■ **JOB**
Transcribe only the lines from the line with "Give me the" through the line with "0.0730, 0.0539, 0.0294];", exactly, counting both of those lines as part of the stretch.

■ **EXERCISE MATERIALS**
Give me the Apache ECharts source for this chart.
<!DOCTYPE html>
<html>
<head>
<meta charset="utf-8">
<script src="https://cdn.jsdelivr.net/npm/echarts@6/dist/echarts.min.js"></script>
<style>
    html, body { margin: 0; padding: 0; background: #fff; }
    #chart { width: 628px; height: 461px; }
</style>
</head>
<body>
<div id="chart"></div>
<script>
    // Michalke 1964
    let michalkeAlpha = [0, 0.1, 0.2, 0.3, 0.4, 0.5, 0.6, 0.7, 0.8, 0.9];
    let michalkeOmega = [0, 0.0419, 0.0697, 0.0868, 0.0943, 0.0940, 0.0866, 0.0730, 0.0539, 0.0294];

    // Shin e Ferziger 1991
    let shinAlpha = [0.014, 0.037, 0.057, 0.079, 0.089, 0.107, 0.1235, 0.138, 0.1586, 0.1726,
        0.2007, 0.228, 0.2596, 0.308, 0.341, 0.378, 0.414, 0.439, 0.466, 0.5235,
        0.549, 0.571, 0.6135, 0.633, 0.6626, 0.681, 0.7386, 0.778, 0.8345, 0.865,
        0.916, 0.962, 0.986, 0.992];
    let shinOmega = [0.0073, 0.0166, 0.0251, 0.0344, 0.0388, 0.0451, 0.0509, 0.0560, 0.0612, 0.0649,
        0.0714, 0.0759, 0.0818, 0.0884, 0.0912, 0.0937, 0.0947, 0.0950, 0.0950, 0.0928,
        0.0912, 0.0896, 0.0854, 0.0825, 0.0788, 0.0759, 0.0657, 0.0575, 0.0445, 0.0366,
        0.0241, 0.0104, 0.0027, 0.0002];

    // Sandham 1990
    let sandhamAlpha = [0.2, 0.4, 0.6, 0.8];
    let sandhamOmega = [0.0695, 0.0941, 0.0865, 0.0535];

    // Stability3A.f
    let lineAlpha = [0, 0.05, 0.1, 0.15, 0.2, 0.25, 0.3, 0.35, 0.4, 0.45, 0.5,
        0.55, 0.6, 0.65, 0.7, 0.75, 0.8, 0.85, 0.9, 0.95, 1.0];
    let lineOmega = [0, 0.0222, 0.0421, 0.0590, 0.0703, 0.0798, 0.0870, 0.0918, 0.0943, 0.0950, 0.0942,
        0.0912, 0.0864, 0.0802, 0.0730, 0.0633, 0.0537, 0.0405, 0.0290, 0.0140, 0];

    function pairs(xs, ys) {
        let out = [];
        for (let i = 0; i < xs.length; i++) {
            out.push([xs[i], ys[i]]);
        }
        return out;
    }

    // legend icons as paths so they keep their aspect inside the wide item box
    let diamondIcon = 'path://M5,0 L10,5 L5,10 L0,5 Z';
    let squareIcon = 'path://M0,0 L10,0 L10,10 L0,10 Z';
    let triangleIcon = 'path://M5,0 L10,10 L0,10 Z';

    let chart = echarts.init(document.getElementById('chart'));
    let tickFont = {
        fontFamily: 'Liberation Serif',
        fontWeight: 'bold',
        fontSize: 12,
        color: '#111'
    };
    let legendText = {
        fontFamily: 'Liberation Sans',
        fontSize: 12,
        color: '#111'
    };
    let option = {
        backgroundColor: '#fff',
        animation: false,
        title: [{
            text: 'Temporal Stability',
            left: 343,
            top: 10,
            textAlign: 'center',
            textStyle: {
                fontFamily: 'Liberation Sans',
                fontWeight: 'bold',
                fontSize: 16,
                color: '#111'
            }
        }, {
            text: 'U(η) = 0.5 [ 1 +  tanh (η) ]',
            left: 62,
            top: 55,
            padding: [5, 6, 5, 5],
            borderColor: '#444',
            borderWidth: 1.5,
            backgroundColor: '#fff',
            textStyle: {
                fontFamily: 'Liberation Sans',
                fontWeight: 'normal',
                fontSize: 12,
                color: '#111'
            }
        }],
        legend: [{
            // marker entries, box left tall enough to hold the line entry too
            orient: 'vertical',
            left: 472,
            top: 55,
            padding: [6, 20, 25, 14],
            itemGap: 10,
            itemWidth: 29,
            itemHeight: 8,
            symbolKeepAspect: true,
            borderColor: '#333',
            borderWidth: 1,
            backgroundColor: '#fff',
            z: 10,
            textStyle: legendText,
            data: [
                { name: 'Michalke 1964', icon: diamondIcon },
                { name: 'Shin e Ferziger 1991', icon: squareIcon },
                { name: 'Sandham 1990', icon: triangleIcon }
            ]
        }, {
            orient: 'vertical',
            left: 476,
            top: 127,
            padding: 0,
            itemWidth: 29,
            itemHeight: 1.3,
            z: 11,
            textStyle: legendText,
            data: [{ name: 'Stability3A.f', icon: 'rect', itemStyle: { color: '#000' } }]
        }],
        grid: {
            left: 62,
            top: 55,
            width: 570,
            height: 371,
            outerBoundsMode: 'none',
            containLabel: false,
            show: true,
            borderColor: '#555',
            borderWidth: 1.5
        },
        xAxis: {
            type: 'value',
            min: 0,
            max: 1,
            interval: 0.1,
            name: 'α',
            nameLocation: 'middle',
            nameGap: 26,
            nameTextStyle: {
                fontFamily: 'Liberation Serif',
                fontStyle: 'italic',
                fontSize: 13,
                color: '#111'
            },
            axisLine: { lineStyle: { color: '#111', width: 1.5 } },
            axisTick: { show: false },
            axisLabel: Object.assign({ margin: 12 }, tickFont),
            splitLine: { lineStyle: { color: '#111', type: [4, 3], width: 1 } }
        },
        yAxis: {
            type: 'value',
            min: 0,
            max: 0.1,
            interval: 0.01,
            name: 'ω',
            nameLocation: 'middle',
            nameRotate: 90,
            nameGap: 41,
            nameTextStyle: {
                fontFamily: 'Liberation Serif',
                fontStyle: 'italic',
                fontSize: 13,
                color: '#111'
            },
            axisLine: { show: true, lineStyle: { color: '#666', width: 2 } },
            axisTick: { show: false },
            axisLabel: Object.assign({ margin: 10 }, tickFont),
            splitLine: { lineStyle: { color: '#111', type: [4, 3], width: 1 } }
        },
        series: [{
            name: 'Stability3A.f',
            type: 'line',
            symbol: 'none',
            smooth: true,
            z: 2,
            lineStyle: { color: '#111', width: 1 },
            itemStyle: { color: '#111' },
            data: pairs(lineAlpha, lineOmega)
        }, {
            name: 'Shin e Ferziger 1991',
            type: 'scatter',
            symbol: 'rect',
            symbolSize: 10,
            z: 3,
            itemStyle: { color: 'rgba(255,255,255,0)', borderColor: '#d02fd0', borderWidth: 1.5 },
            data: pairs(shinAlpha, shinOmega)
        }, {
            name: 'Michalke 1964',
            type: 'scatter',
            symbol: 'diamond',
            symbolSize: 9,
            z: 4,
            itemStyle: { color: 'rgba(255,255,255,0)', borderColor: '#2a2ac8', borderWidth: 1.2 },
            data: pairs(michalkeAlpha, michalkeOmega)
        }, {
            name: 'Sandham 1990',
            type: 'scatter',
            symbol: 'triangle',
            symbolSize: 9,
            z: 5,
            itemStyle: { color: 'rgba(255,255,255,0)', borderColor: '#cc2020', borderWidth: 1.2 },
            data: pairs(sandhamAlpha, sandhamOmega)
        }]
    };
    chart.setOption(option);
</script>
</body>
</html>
* * *
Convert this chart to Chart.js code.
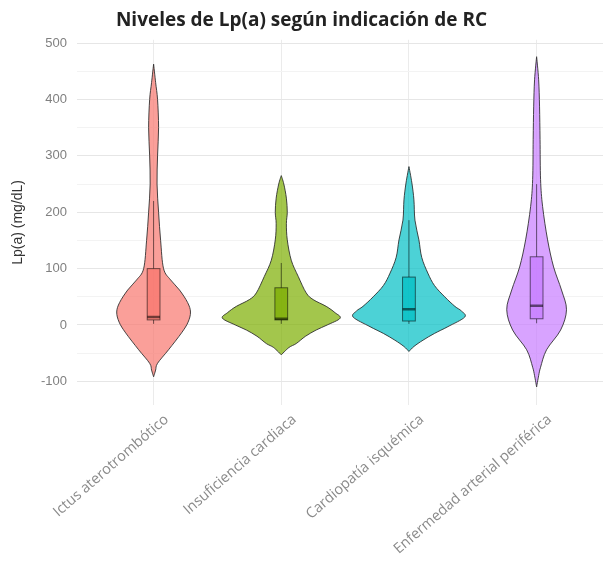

■ **CORRECT RESULT**
Give me the Apache ECharts source for this chart.
<!DOCTYPE html>
<html>
<head>
<meta charset="utf-8">
<script src="https://cdn.jsdelivr.net/npm/echarts@6/dist/echarts.min.js"></script>
<style>
    html, body { margin: 0; padding: 0; background: #fff; }
    #chart { width: 628px; height: 461px; }
</style>
</head>
<body>
<div id="chart"></div>
<script>
    // Michalke 1964
    let michalkeAlpha = [0, 0.1, 0.2, 0.3, 0.4, 0.5, 0.6, 0.7, 0.8, 0.9];
    let michalkeOmega = [0, 0.0419, 0.0697, 0.0868, 0.0943, 0.0940, 0.0866, 0.0730, 0.0539, 0.0294];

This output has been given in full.